## Source excerpt
____________

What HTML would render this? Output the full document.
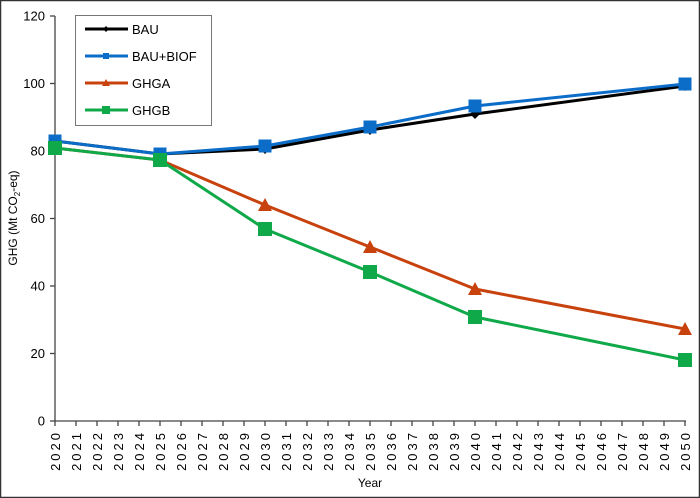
<!DOCTYPE html>
<html><head><meta charset="utf-8"><style>
html,body{margin:0;padding:0;background:#fff}
svg{display:block;font-family:"Liberation Sans",Arial,sans-serif}
</style></head><body>
<svg id="s" width="700" height="498" viewBox="0 0 700 498" xmlns="http://www.w3.org/2000/svg">
<rect x="0.5" y="0.5" width="699" height="497" fill="#fff" stroke="#333" stroke-width="1.5"/>
<g id="axes" stroke="#444" stroke-width="1.3">
<line x1="55" y1="16" x2="55" y2="421"/>
<line x1="55" y1="421" x2="686" y2="421"/>
</g>
<g id="ticks"></g>
<text x="17" y="218" font-size="12" text-anchor="middle" transform="rotate(-90 17 218)">GHG (Mt CO<tspan font-size="8" dy="3">2</tspan><tspan dy="-3">-eq)</tspan></text>
<text x="370" y="487" font-size="12" text-anchor="middle">Year</text>
<g fill="none" stroke-width="3" stroke-linejoin="round">
<polyline stroke="#000" points="55,141 160,154 265,149 370,130 475,114 685,86"/>
<polyline stroke="#0b6dc8" points="55,141 160,154 265,146 370,127 475,106 685,84"/>
<polyline stroke="#c8420e" points="55,148 160,160 265,205 370,247 475,289 685,329"/>
<polyline stroke="#10a94a" points="55,148 160,160 265,229 370,272 475,317 685,360"/>
</g>
<g id="mk"></g>
<rect x="75.5" y="15.5" width="136" height="110" fill="#fff" stroke="#777"/>
<g stroke-width="3">
<line x1="85" y1="29" x2="128" y2="29" stroke="#000"/>
<line x1="85" y1="56" x2="128" y2="56" stroke="#0b6dc8"/>
<line x1="85" y1="83" x2="128" y2="83" stroke="#c8420e"/>
<line x1="85" y1="110" x2="128" y2="110" stroke="#10a94a"/>
</g>
<polygon points="106,26 109,29 106,32 103,29" fill="#000"/>
<rect x="103" y="53" width="6" height="6" fill="#0b6dc8"/>
<polygon points="106,79 110,86 102,86" fill="#c8420e"/>
<rect x="102" y="106" width="8" height="8" fill="#10a94a"/>
<g font-size="13" fill="#000">
<text x="132" y="34">BAU</text><text x="132" y="61">BAU+BIOF</text>
<text x="132" y="88">GHGA</text><text x="132" y="115">GHGB</text>
</g>
</svg>
<script>
var NS="http://www.w3.org/2000/svg",t=document.getElementById("ticks"),m=document.getElementById("mk");
function el(n,a,p,txt){var e=document.createElementNS(NS,n);for(var k in a)e.setAttribute(k,a[k]);if(txt!=null)e.textContent=txt;p.appendChild(e);return e;}
for(var v=0;v<=120;v+=20){var y=421-v*3.375;el("line",{x1:50,x2:55,y1:y,y2:y,stroke:"#444","stroke-width":1.3},t);el("text",{x:45,y:y+4.5,"font-size":13,"text-anchor":"end"},t,v);}
for(var i=0;i<=30;i++){var x=55+i*21;el("line",{x1:x,x2:x,y1:421,y2:426,stroke:"#444","stroke-width":1.3},t);el("text",{x:0,y:0,"font-size":13,"text-anchor":"end","letter-spacing":"3",transform:"translate("+(x+5)+",430) rotate(-90)"},t,2020+i);}
var X=[55,160,265,370,475,685];
var bau=[141,154,149,130,114,86],bio=[141,154,146,127,106,84],ga=[148,160,205,247,289,329],gb=[148,160,229,272,317,360];
X.forEach(function(x,i){
el("polygon",{points:(x)+","+(bau[i]-5)+" "+(x+5)+","+bau[i]+" "+x+","+(bau[i]+5)+" "+(x-5)+","+bau[i],fill:"#000"},m);
el("rect",{x:x-6.5,y:bio[i]-6.5,width:13,height:13,fill:"#0b6dc8"},m);
if(i>=2)el("polygon",{points:x+","+(ga[i]-7)+" "+(x+7)+","+(ga[i]+6)+" "+(x-7)+","+(ga[i]+6),fill:"#c8420e"},m);
el("rect",{x:x-7,y:gb[i]-7,width:14,height:14,fill:"#10a94a"},m);
});
</script>
</body></html>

____________

## Exercise task
Every line should be retyped exactly, with the pictures omitted.

## Exercise result
What HTML would render this? Output the full document.
<!DOCTYPE html>
<html><head><meta charset="utf-8"><style>
html,body{margin:0;padding:0;background:#fff}
svg{display:block;font-family:"Liberation Sans",Arial,sans-serif}
</style></head><body>
<svg id="s" width="700" height="498" viewBox="0 0 700 498" xmlns="http://www.w3.org/2000/svg">
<rect x="0.5" y="0.5" width="699" height="497" fill="#fff" stroke="#333" stroke-width="1.5"/>
<g id="axes" stroke="#444" stroke-width="1.3">
<line x1="55" y1="16" x2="55" y2="421"/>
<line x1="55" y1="421" x2="686" y2="421"/>
</g>
<g id="ticks"></g>
<text x="17" y="218" font-size="12" text-anchor="middle" transform="rotate(-90 17 218)">GHG (Mt CO<tspan font-size="8" dy="3">2</tspan><tspan dy="-3">-eq)</tspan></text>
<text x="370" y="487" font-size="12" text-anchor="middle">Year</text>
<g fill="none" stroke-width="3" stroke-linejoin="round">
<polyline stroke="#000" points="55,141 160,154 265,149 370,130 475,114 685,86"/>
<polyline stroke="#0b6dc8" points="55,141 160,154 265,146 370,127 475,106 685,84"/>
<polyline stroke="#c8420e" points="55,148 160,160 265,205 370,247 475,289 685,329"/>
<polyline stroke="#10a94a" points="55,148 160,160 265,229 370,272 475,317 685,360"/>
</g>
<g id="mk"></g>
<rect x="75.5" y="15.5" width="136" height="110" fill="#fff" stroke="#777"/>
<g stroke-width="3">
<line x1="85" y1="29" x2="128" y2="29" stroke="#000"/>
<line x1="85" y1="56" x2="128" y2="56" stroke="#0b6dc8"/>
<line x1="85" y1="83" x2="128" y2="83" stroke="#c8420e"/>
<line x1="85" y1="110" x2="128" y2="110" stroke="#10a94a"/>
</g>
<polygon points="106,26 109,29 106,32 103,29" fill="#000"/>
<rect x="103" y="53" width="6" height="6" fill="#0b6dc8"/>
<polygon points="106,79 110,86 102,86" fill="#c8420e"/>
<rect x="102" y="106" width="8" height="8" fill="#10a94a"/>
<g font-size="13" fill="#000">
<text x="132" y="34">BAU</text><text x="132" y="61">BAU+BIOF</text>
<text x="132" y="88">GHGA</text><text x="132" y="115">GHGB</text>
</g>
</svg>
<script>
var NS="http://www.w3.org/2000/svg",t=document.getElementById("ticks"),m=document.getElementById("mk");
function el(n,a,p,txt){var e=document.createElementNS(NS,n);for(var k in a)e.setAttribute(k,a[k]);if(txt!=null)e.textContent=txt;p.appendChild(e);return e;}
for(var v=0;v<=120;v+=20){var y=421-v*3.375;el("line",{x1:50,x2:55,y1:y,y2:y,stroke:"#444","stroke-width":1.3},t);el("text",{x:45,y:y+4.5,"font-size":13,"text-anchor":"end"},t,v);}
for(var i=0;i<=30;i++){var x=55+i*21;el("line",{x1:x,x2:x,y1:421,y2:426,stroke:"#444","stroke-width":1.3},t);el("text",{x:0,y:0,"font-size":13,"text-anchor":"end","letter-spacing":"3",transform:"translate("+(x+5)+",430) rotate(-90)"},t,2020+i);}
var X=[55,160,265,370,475,685];
var bau=[141,154,149,130,114,86],bio=[141,154,146,127,106,84],ga=[148,160,205,247,289,329],gb=[148,160,229,272,317,360];
X.forEach(function(x,i){
el("polygon",{points:(x)+","+(bau[i]-5)+" "+(x+5)+","+bau[i]+" "+x+","+(bau[i]+5)+" "+(x-5)+","+bau[i],fill:"#000"},m);
el("rect",{x:x-6.5,y:bio[i]-6.5,width:13,height:13,fill:"#0b6dc8"},m);
if(i>=2)el("polygon",{points:x+","+(ga[i]-7)+" "+(x+7)+","+(ga[i]+6)+" "+(x-7)+","+(ga[i]+6),fill:"#c8420e"},m);
el("rect",{x:x-7,y:gb[i]-7,width:14,height:14,fill:"#10a94a"},m);
});
</script>
</body></html>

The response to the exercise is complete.